══ Information supplied ══

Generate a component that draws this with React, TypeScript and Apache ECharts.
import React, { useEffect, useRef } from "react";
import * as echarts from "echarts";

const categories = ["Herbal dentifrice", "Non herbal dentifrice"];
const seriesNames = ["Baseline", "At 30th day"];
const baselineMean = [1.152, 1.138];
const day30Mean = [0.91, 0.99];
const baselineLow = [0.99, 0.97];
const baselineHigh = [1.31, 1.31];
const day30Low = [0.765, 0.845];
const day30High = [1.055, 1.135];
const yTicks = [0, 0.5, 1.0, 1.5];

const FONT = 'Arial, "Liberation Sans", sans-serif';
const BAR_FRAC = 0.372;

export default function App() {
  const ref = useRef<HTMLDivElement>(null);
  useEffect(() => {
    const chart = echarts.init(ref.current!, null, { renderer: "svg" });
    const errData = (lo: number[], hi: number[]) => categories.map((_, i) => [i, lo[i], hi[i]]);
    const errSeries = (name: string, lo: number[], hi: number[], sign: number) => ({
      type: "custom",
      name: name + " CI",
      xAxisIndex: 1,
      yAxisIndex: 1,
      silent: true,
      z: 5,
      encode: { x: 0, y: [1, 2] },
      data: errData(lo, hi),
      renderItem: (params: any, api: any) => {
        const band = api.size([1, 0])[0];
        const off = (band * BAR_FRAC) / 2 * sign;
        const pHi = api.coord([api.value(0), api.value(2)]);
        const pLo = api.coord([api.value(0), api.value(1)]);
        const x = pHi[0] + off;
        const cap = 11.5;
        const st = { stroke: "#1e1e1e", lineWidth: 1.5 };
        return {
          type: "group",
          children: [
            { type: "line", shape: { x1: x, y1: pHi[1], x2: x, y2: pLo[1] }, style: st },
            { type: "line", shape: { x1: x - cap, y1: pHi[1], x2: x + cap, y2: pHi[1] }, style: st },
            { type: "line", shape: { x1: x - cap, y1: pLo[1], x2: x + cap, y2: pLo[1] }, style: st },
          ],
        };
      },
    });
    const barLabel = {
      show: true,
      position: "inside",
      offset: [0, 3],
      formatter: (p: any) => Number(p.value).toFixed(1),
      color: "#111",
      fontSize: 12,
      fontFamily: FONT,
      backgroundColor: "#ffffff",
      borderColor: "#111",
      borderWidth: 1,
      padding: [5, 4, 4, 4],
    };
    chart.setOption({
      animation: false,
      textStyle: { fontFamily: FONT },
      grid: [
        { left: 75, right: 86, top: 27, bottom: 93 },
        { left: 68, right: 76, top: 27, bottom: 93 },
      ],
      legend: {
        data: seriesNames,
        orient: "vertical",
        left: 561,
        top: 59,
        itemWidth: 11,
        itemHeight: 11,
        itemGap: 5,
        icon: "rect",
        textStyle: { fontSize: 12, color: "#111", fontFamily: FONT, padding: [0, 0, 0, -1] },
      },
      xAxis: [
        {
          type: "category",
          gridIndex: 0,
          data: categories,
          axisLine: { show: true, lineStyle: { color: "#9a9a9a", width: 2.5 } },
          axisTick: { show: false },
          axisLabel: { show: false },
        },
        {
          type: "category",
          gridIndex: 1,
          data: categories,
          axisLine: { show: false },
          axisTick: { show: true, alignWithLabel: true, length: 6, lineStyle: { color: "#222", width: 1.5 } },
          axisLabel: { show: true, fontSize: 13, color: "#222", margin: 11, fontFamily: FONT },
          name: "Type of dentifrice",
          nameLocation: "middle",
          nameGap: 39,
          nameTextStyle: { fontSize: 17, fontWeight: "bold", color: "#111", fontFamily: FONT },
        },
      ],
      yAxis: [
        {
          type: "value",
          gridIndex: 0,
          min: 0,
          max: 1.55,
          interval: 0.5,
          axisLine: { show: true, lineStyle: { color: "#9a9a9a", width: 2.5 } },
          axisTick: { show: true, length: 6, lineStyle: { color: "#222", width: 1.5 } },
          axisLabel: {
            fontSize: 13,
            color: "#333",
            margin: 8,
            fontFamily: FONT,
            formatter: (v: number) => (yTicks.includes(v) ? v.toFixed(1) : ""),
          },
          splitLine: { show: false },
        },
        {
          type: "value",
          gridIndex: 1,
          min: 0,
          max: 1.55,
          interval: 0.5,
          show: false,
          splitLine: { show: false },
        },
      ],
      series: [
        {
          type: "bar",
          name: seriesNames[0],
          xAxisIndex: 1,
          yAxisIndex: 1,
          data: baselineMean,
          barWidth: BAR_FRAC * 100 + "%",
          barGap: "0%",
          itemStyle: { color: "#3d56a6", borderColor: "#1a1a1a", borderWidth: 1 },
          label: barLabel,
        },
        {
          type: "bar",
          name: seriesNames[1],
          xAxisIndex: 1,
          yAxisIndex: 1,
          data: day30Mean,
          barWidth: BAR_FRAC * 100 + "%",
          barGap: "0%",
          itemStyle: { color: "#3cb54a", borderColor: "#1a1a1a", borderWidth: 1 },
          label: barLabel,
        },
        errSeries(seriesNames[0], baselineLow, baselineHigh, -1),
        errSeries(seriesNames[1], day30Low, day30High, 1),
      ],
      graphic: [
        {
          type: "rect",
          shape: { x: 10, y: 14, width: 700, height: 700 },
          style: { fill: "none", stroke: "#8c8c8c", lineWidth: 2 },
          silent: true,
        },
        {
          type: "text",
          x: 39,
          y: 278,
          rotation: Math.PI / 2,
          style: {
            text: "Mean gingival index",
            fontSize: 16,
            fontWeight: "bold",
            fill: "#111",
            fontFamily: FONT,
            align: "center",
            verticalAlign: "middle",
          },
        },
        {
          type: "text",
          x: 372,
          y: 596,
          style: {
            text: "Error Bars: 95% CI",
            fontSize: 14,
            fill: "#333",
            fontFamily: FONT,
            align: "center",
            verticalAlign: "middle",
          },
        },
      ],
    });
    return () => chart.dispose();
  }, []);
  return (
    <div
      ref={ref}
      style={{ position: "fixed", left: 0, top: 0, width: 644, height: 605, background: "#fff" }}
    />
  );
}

═══

* **Short problem**
Return exactly the lines that run from the top of the listing above to the line containing "import * as", please, keeping both end lines and leaving out everything else.

* **Solution below**
Generate a component that draws this with React, TypeScript and Apache ECharts.
import React, { useEffect, useRef } from "react";
import * as echarts from "echarts";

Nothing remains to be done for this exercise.